*** Warning ***
*** This article includes a topic that even the strongest stomachs will find difficult to digest.***
The Rev was out for a walk the other day and while charging along the payment, he came across a girl with a beauty to match even Helen of Troy. The Rev could not but help let his mind wonder, playing out a Mills and Boon like made for TV movie with him as the hero and this new objection of his affection as the heroine.
So enamoured by her, he quickened his pace just so that he could get a whiff of her. As she opened the cafe door, she was greeted by a Greek god of a man, a hero of antiquity; with his chiselled jaw, short black curly hair, piercing blue eyes a perfectly trimmed stubble. And in that second, the Rev felt a sense of shame, a grief over his carnal lust for this complete stranger and a self loathing for not having spotted the danger the minute she caught his gaze.
Short of breath, he went into the toilet of the same Costa Coffee that the new ‘thorn in his flesh‘ was quietly enjoying a hot beverage with her partner. With the spirit of Lutheran self-abasement, the Rev felt the need to confess, to do penance, to wallow in the shame of the lust in his mind.

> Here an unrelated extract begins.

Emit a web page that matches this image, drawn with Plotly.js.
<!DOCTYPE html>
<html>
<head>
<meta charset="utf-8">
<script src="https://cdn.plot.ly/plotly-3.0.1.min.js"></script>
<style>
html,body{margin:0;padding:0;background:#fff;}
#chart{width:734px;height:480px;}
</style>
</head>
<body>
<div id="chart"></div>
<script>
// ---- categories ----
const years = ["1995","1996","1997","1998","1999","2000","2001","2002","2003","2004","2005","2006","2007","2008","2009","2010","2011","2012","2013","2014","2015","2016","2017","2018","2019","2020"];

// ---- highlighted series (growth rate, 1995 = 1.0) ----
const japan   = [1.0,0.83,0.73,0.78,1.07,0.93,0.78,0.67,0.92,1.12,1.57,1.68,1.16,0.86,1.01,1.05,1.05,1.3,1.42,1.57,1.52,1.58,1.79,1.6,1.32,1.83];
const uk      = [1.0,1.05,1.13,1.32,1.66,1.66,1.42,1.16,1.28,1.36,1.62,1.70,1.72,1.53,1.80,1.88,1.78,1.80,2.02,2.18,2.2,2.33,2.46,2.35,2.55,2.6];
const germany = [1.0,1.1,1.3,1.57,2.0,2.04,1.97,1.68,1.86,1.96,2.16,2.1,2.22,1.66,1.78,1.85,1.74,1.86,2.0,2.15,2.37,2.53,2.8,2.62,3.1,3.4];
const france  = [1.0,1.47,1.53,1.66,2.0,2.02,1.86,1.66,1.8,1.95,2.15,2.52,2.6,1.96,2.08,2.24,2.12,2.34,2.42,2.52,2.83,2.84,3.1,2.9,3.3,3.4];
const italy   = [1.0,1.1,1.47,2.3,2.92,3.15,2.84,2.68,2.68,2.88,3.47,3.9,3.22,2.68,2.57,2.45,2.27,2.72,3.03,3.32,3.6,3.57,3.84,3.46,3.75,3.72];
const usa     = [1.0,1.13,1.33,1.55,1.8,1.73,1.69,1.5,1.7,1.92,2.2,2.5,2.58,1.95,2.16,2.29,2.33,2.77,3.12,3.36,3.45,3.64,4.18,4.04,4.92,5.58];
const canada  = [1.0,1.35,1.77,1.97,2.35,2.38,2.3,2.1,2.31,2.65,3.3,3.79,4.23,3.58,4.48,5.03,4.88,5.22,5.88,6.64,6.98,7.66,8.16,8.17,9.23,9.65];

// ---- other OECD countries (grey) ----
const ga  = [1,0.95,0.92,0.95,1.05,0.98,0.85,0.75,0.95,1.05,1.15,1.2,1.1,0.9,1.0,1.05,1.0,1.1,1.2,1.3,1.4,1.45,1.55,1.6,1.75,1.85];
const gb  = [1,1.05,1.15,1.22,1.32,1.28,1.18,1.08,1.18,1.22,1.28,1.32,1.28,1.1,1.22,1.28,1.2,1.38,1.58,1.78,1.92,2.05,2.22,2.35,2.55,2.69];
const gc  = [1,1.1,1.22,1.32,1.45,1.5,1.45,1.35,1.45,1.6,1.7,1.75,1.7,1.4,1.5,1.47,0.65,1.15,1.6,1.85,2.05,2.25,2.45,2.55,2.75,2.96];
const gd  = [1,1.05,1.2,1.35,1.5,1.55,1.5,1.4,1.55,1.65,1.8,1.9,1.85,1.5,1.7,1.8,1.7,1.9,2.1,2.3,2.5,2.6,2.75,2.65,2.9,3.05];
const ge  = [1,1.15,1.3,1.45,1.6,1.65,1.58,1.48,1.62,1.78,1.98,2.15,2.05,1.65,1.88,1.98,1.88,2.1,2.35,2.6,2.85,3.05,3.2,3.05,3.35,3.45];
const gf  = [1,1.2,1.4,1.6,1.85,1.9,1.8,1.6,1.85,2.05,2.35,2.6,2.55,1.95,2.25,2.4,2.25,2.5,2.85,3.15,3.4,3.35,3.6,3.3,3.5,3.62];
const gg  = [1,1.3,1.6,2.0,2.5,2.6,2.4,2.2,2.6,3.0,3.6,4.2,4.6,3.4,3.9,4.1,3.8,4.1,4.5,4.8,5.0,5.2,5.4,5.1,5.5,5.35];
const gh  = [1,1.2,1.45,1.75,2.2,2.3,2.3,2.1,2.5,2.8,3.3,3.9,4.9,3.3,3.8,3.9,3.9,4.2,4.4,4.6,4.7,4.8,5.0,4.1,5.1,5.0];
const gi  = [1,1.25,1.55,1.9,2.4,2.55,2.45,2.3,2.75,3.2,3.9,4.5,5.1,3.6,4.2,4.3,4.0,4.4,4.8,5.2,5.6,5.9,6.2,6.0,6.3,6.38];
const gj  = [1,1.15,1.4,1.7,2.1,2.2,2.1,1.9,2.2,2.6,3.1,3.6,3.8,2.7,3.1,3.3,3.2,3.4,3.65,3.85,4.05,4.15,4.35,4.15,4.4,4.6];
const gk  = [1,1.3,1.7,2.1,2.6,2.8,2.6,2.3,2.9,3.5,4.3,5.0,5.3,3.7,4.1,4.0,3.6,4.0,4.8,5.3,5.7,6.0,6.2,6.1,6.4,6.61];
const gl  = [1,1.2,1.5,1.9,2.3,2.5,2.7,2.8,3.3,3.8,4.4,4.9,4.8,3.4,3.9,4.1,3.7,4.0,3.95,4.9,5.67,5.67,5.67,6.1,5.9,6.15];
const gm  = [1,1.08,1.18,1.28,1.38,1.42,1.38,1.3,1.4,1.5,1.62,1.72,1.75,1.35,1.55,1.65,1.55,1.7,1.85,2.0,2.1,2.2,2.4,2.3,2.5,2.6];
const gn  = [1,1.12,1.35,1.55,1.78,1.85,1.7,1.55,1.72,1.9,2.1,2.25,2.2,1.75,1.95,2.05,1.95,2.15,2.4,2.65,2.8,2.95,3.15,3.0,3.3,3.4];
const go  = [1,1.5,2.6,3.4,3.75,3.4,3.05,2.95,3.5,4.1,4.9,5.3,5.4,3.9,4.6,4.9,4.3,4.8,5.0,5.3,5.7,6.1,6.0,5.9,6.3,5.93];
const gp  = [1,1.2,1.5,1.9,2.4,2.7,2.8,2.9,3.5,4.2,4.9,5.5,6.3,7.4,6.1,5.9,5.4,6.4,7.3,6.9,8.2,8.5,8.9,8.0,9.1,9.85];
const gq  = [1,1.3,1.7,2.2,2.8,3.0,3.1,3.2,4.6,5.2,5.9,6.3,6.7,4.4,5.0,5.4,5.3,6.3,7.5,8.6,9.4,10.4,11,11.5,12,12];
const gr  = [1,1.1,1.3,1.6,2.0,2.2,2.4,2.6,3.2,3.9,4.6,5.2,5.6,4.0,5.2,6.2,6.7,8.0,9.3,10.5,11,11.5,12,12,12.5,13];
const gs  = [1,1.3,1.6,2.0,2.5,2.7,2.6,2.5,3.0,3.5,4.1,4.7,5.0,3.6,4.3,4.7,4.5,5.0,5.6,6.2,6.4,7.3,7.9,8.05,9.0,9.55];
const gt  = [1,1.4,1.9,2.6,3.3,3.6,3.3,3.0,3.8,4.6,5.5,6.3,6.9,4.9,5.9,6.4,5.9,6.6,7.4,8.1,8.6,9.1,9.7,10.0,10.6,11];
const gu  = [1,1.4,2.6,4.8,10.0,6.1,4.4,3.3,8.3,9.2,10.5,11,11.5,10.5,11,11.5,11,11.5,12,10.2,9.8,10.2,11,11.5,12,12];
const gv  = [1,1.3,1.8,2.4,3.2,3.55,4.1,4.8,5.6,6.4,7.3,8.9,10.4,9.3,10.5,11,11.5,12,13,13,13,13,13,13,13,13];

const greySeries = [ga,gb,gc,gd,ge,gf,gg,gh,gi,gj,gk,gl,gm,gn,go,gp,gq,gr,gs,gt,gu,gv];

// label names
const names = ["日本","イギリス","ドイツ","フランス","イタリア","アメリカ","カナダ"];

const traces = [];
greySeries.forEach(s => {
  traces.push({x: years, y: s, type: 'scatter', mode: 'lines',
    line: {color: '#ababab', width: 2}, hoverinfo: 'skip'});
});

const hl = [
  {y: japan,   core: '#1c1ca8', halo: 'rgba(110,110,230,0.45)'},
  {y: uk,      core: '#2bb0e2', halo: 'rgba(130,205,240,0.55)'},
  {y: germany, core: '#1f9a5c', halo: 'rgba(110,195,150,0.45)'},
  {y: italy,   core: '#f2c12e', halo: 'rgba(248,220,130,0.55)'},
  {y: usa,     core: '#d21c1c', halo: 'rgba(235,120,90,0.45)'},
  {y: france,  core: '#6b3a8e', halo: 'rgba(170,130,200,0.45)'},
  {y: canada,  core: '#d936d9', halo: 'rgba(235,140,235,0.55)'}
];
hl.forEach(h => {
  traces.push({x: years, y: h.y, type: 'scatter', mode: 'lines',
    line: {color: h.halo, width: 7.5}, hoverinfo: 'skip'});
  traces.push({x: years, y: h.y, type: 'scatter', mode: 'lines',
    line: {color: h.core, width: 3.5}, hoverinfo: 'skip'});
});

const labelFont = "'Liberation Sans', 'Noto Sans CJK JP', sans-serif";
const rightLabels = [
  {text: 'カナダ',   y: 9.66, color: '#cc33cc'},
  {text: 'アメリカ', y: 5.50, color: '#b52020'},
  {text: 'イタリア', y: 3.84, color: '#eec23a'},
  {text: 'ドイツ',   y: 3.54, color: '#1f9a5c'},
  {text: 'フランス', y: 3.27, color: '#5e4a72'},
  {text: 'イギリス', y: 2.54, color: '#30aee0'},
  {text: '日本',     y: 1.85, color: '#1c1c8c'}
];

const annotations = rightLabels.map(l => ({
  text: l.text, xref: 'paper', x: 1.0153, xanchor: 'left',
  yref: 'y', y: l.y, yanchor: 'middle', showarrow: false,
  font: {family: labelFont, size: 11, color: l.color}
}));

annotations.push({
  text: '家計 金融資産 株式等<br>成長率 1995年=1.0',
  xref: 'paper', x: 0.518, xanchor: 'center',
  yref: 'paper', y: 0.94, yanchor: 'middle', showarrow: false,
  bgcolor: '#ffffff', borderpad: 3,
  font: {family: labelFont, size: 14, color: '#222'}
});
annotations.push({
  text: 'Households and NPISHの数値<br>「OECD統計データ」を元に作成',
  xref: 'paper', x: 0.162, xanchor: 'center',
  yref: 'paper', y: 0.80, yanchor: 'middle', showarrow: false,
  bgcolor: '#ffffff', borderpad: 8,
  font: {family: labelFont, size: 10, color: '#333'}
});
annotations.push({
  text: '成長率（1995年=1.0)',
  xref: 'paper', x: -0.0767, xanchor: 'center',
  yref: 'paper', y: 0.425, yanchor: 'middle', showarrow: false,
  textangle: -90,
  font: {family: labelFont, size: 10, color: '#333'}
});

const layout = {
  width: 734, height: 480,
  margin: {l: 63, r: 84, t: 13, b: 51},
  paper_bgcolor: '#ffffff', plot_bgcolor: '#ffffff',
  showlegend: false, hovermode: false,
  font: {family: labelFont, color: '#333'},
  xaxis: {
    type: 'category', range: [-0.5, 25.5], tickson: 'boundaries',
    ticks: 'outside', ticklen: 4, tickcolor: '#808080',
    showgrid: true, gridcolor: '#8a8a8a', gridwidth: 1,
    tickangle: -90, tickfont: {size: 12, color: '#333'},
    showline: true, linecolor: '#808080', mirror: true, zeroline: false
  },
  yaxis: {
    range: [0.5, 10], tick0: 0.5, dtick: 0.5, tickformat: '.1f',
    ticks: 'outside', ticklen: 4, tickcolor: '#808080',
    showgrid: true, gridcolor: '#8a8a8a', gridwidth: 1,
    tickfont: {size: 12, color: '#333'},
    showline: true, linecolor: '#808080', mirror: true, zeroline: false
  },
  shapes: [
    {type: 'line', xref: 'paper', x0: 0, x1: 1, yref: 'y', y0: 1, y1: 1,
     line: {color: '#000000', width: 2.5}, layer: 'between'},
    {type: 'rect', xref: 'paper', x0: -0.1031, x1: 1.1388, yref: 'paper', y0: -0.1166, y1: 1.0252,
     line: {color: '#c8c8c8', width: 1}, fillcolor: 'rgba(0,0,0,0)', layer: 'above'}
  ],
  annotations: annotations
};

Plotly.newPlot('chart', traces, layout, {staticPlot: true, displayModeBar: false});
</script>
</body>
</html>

Closing the door, he turned to the lavatory and there before him was the most upsetting sight he could imagine seeing, a natural abhorrence that makes even the strongest squeamish, a level of grossness it has no metaphor or equal; a used sanitary towel. While he couldn’t stand to look at it for any length of time, it brought to his mind to Isaiah as he uses it to express absolute disgust on a few occasions. They are:
“All of us are like someone unclean, all our righteous deeds like menstrual rags; we wither, all of us, like leaves; and our misdeeds blow us away like the wind.” (Isaiah 64:6)
“Then you will desecrate your idols overlaid with silver and your images covered with gold; you will throw them away like a menstrual cloth and say to them, “Away with you!” (Isaiah 30:22)
The background to each passage is a little different and the analogy of the dirty cloth is used in slightly different ways in these verses to convey different ideas. But the point remains, there are very few things in this world that can generate a level of disgust more than a used sanitary towel. And in both cases, the metaphor serves as a description for the most abhorrent aspects of human nature, namely ignoring Him and living by your own code of conduct. The Rev doesn’t want to be seen as a a filthy piece of material. The Rev deep down knows that self-abasement can never achieve absolution, it can never pay the debt that the misdemeanour demands. In these moments of real self-awareness, the Rev is grateful for Jesus Christ and for what he has done and is glad that God will not consider him a filth rag as he rests in Him.